Board Information, Dashboards, and the Risk of False Assurance

Boards in community-based care are increasingly data-rich but insight-poor. Dashboards, metrics, and performance summaries are now standard, yet governance failures continue. The problem is not the absence of information, but the presence of information that reassures without revealing risk.

This article explains how boards avoid false assurance by strengthening the way information is designed, tested, and challenged. It complements board governance and accountability and quality assurance and oversight.

What false assurance looks like

False assurance occurs when dashboards show stability while services are deteriorating. This often happens because indicators lag, thresholds are poorly defined, or narrative explanations neutralize concern.

Boards must govern not just what data shows, but what it fails to show.

Operational Example 1: Overreliance on aggregated indicators

What happens in day-to-day delivery

Data is aggregated across services to produce organization-wide performance summaries for the board.

Why the practice exists

Aggregation simplifies complex systems.

What goes wrong if it is absent

Serious issues in specific services can be hidden by overall averages. Regulators frequently find that boards were unaware of localized failure.

What observable outcome it produces

Boards that require disaggregation by service, geography, or population can detect early deterioration.

Designing dashboards for governance, not reassurance

Dashboards should highlight variance, not smooth it out.

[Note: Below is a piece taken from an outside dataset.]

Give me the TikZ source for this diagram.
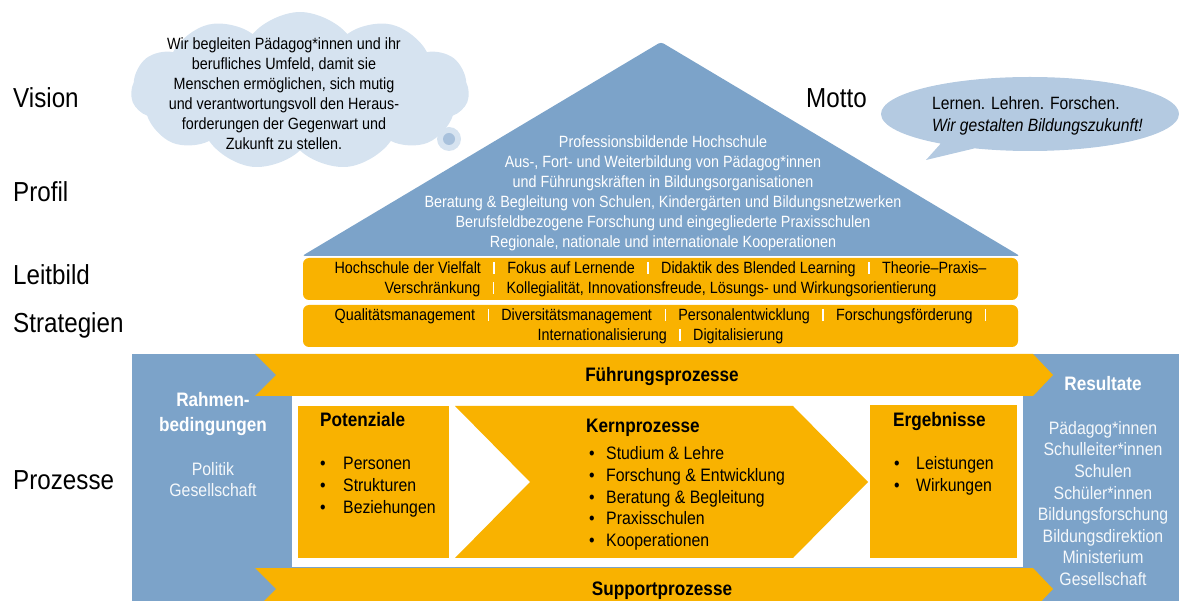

Good governance information makes uncomfortable trends visible.

Operational Example 2: Narrative explanations masking risk

What happens in day-to-day delivery

Performance reports include narrative commentary explaining adverse trends.

Why the practice exists

Narratives provide context.

What goes wrong if it is absent

Boards may accept repeated explanations without evidence of resolution, normalizing poor performance.

What observable outcome it produces

Boards that require time-limited explanations and evidence of improvement avoid narrative drift.

Asking better questions of data

Effective boards ask consistent, disciplined questions: “What has changed?”, “What worries you?”, and “What would make this worse?”

Operational Example 3: Leading versus lagging indicators

What happens in day-to-day delivery

Boards review lagging indicators such as incidents and complaints.

Why the practice exists

These indicators are easy to quantify.

What goes wrong if it is absent

By the time lagging indicators worsen, harm has often already occurred.

What observable outcome it produces

Boards that also review leading indicators—staff turnover, missed visits, supervision gaps—can intervene earlier.

Regulatory expectations

Regulators expect boards to demonstrate understanding of their data, not just receipt of it. Minutes, follow-up actions, and requests for deeper analysis all form part of defensible governance.